瀬戸内海に浮かぶ小豆島は古代には「あずきしま」と呼ばれたといいます。
「あずき」といえば、出雲の「阿須伎(あずき)神社」にアジスキタカヒコネは祀られています。
出雲国風土記には三十九社もの阿須伎神社があったと記されています。
アジスキが訛りアズキになるのであれば、妄想は膨らみます。
小豆島はアジスキタカヒコネと関係しているのではないでしょうか。
しかし現在の小豆島にはアジスキタカヒコネとの関連は見当たりません。
小豆島の阿豆枳(あずき)神社は、島の祖神・大野手姫を祀っています。
古事記の国産みの段で、伊邪那岐命と伊邪那美命により「小豆島」(あずきしま)、亦の名を「大野手比売」(おおのてひめ)が生まれたと記述されています。
大野手姫とは「大鐸姫」(おおぬてひめ)でしょう。
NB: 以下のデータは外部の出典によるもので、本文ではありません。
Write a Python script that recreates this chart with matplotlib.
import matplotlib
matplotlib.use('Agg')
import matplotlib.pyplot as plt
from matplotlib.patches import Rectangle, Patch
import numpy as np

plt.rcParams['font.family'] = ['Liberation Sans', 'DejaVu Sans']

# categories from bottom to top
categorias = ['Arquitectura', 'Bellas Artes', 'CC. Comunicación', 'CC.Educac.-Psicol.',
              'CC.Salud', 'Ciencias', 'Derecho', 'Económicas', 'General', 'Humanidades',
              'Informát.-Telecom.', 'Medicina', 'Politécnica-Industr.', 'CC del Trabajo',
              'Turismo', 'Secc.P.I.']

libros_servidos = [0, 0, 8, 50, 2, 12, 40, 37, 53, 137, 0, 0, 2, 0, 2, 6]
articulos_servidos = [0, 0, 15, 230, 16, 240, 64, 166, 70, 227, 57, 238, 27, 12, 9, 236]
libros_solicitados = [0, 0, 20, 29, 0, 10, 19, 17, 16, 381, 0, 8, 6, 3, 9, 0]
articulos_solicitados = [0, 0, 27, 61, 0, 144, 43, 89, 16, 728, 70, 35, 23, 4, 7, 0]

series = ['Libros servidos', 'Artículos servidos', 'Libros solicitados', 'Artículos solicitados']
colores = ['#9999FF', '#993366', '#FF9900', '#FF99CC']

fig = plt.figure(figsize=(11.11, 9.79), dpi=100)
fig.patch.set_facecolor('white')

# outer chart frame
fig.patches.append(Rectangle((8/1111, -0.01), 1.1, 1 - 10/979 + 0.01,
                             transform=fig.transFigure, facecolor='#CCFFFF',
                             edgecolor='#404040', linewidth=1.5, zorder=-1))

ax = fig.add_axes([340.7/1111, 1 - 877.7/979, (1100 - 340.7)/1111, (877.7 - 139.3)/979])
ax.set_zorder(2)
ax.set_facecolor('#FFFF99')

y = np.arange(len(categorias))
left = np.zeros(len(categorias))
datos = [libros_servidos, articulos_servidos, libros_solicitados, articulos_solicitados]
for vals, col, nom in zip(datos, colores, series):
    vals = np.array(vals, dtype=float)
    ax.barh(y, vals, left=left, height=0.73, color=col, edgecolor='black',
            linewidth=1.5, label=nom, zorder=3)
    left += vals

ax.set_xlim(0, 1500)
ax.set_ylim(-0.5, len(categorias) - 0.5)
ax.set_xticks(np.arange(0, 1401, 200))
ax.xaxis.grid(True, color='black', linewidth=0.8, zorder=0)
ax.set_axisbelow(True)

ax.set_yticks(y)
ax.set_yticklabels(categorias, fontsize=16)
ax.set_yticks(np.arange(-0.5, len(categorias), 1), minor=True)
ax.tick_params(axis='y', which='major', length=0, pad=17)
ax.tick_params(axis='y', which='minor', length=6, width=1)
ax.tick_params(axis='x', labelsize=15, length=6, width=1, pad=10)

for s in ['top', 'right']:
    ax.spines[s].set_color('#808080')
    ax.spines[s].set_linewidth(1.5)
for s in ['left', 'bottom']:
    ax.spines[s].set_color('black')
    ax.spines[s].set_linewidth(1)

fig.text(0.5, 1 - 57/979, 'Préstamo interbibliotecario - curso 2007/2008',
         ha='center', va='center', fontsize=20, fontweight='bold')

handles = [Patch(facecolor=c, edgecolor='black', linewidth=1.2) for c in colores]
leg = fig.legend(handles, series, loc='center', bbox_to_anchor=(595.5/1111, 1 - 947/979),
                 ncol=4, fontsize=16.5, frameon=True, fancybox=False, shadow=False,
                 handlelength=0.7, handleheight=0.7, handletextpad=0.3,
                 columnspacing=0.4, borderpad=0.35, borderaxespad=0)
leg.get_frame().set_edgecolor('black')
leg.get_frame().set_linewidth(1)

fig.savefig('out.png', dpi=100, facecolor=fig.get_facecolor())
島の中には大鐸という地域もあります。
小豆島は大きな鐸を司る姫神が統べる島だったと思われます。
鐸は「さなき」あるいは「さなぎ」ともいいます。現在の小豆島が属するうどん県・讃岐は「さなき」からの地名でしょうし、同じく香川県の瀬戸内海に浮かぶ猫の島・佐柳(さなぎ)島も鐸からの地名でしょう。
応神紀において小豆島と「いや二並び」と歌われた淡路島からは松帆銅鐸など、銅鐸が多数出土しています。
小豆島からも銅鐸が出土しており、大野手姫とは大きな銅鐸のお姫様だったと考えらえます。
もし鐸が鉄鐸であるならば、諏訪との繋がりが生じてきます。諏訪大社の神宝「さなぎの鈴」は鉄鐸です。
大野手姫が島外で唯一祀られているのが福井県の「須波阿須疑神社」であり、タケミナカタとともに祀られていることは偶然にしては面白いと思います。
大野手姫が鉄鐸の姫というのも、有りなのかなと感じます。